Stated problem
Find each line containing the string "Write" and return it.

-- START Data lines --

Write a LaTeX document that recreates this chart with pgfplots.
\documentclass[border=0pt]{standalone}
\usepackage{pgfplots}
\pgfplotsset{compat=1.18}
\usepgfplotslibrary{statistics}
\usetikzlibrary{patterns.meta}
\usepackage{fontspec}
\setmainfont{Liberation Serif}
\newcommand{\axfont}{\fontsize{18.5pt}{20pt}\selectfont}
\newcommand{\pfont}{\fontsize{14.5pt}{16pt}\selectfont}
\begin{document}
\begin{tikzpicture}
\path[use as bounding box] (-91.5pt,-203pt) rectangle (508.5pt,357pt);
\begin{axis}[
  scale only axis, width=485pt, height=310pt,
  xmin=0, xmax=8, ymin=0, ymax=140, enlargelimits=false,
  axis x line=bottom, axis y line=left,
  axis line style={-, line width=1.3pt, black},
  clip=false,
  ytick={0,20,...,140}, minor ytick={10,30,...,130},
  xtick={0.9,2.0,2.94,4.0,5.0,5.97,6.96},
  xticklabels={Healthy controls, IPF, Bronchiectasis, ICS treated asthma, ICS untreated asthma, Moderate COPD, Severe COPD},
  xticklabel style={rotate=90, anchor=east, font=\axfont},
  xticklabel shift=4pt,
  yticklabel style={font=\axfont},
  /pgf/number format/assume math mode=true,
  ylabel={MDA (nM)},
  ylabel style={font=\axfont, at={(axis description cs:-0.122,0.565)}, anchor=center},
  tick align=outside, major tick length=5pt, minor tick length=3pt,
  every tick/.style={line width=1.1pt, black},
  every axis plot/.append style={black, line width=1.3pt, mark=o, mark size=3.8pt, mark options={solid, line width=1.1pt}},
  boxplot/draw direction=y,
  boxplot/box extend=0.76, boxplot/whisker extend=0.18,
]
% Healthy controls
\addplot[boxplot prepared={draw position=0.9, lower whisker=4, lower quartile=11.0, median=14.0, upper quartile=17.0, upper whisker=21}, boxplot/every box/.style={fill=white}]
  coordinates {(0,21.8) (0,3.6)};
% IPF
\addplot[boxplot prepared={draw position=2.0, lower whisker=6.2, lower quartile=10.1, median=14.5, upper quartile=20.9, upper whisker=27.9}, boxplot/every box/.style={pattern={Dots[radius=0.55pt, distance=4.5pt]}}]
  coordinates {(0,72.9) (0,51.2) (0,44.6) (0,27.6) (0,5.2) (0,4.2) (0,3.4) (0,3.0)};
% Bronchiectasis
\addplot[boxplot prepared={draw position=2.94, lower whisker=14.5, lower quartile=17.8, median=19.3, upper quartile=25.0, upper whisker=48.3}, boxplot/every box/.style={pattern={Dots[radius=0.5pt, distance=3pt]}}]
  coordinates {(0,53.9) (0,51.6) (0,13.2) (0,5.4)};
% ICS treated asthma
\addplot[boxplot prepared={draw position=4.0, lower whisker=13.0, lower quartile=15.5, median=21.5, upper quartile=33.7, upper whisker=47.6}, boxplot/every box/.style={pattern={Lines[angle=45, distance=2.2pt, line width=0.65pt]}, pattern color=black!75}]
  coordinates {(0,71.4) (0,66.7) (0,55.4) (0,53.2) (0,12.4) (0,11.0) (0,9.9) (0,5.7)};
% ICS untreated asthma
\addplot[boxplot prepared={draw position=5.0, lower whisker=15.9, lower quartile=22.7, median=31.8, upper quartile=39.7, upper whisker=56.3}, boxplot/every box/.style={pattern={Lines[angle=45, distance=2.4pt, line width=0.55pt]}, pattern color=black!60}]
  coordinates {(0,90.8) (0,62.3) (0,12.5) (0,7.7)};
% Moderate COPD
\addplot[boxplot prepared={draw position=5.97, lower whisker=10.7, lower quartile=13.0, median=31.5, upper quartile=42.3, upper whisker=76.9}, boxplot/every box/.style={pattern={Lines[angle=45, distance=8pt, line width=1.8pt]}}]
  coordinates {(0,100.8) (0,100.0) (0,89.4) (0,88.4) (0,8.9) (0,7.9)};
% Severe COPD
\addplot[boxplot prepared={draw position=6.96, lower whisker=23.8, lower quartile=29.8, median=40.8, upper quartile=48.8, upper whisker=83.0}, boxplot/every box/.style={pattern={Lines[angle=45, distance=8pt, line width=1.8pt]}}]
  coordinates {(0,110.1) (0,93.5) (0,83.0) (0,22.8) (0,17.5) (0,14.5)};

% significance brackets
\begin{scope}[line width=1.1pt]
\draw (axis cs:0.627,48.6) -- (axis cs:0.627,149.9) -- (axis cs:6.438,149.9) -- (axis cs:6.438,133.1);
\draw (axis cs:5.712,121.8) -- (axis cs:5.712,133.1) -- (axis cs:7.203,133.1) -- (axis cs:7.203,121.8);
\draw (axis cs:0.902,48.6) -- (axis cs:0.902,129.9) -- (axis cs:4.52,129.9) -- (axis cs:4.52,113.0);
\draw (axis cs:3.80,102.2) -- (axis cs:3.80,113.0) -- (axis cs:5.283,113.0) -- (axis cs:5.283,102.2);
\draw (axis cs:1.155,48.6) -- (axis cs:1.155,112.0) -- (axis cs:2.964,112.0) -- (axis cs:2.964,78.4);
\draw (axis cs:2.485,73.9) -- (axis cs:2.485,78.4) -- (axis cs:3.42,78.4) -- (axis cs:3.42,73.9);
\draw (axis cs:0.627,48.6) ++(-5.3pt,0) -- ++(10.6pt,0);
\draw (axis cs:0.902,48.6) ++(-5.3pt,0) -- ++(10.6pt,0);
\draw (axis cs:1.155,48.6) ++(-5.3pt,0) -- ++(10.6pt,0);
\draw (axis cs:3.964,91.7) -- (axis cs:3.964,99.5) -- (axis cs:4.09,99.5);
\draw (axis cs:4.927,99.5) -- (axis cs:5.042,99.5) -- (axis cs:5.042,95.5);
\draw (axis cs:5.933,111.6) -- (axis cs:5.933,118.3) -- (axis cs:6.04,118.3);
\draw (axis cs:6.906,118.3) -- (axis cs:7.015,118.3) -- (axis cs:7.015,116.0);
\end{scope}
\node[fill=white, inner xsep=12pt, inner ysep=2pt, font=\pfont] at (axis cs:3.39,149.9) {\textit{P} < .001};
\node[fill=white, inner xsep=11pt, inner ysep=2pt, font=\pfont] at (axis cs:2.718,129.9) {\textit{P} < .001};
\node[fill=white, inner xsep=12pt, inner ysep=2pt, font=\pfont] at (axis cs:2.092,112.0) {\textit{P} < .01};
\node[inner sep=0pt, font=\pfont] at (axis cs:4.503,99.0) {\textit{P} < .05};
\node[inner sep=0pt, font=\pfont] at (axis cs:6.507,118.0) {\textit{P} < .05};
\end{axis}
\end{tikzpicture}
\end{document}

-- END Data lines --
-- START Data lines --

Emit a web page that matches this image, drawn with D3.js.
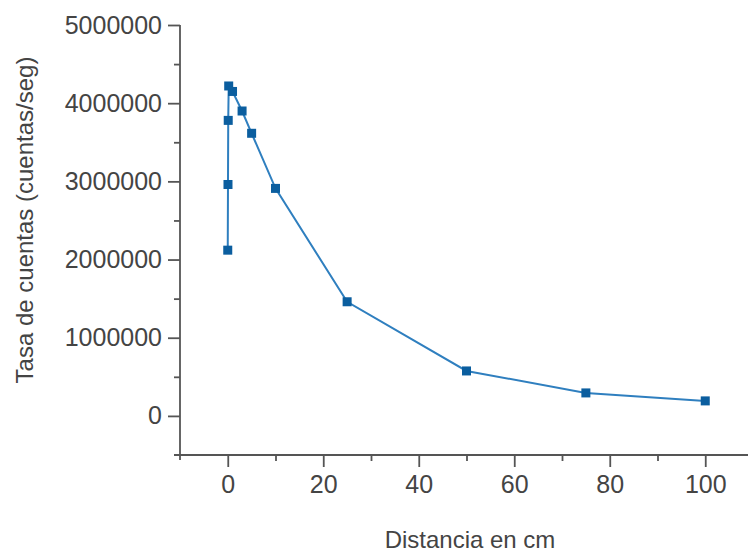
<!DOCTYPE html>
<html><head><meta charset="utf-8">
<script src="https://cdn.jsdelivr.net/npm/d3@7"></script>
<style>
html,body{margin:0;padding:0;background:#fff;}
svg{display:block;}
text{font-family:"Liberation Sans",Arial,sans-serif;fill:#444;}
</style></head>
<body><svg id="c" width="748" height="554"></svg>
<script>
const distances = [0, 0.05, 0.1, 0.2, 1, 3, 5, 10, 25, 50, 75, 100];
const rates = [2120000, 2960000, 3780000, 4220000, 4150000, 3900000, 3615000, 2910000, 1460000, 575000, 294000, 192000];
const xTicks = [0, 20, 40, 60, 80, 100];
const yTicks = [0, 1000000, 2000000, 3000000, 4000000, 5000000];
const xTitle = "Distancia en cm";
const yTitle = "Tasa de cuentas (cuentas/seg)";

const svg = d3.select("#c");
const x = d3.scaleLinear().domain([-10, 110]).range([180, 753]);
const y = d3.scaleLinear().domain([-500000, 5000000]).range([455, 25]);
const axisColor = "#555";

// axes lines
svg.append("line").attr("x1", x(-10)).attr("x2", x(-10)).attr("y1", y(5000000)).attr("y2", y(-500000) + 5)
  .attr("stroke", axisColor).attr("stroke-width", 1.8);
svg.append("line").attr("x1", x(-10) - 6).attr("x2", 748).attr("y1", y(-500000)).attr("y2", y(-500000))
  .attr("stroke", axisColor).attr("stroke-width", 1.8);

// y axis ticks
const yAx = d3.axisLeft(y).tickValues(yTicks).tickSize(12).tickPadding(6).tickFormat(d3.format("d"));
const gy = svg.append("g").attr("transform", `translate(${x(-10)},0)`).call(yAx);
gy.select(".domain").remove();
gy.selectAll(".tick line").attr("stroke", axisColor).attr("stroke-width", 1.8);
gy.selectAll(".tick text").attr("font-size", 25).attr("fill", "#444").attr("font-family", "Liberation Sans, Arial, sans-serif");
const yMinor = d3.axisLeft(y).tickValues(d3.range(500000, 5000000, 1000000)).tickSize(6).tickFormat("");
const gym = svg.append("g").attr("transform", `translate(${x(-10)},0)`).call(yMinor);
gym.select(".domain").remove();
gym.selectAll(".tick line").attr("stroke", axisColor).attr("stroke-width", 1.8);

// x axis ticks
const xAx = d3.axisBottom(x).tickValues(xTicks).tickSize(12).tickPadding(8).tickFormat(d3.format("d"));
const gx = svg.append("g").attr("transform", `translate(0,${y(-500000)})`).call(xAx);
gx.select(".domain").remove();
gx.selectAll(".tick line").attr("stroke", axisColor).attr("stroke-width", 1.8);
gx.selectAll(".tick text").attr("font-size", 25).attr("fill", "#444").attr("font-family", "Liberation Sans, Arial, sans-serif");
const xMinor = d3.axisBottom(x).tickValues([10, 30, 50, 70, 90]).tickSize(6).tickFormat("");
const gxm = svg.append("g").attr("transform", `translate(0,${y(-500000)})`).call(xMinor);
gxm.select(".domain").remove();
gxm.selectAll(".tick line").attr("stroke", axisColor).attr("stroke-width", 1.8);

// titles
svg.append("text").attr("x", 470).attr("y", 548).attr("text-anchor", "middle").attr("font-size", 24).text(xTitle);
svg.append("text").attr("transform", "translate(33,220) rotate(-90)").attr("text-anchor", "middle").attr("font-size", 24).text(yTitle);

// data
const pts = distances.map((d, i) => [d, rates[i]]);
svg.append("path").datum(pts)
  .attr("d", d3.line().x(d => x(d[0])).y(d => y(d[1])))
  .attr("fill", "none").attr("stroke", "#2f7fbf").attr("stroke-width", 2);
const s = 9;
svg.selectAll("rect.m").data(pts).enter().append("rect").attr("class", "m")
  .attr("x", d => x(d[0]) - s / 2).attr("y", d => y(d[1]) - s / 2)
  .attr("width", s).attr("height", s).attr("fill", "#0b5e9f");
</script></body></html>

-- END Data lines --
-- START Data lines --

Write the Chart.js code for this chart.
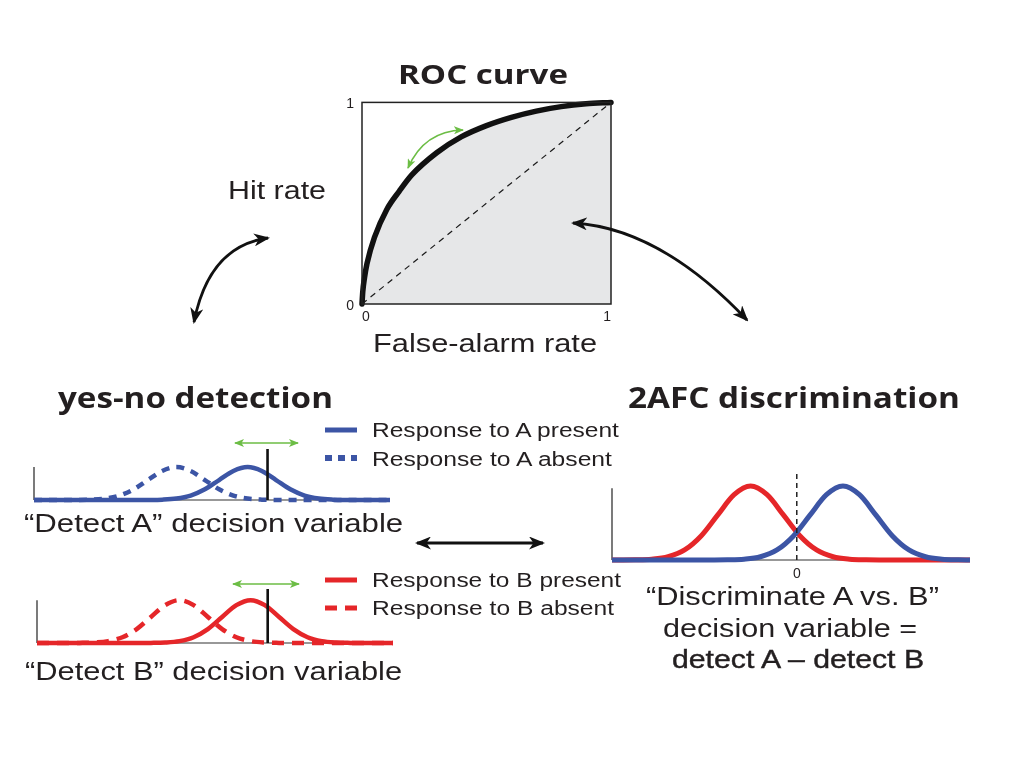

-- END Data lines --

Answer to this problem
Write a LaTeX document that recreates this chart with pgfplots.
Write the Chart.js code for this chart.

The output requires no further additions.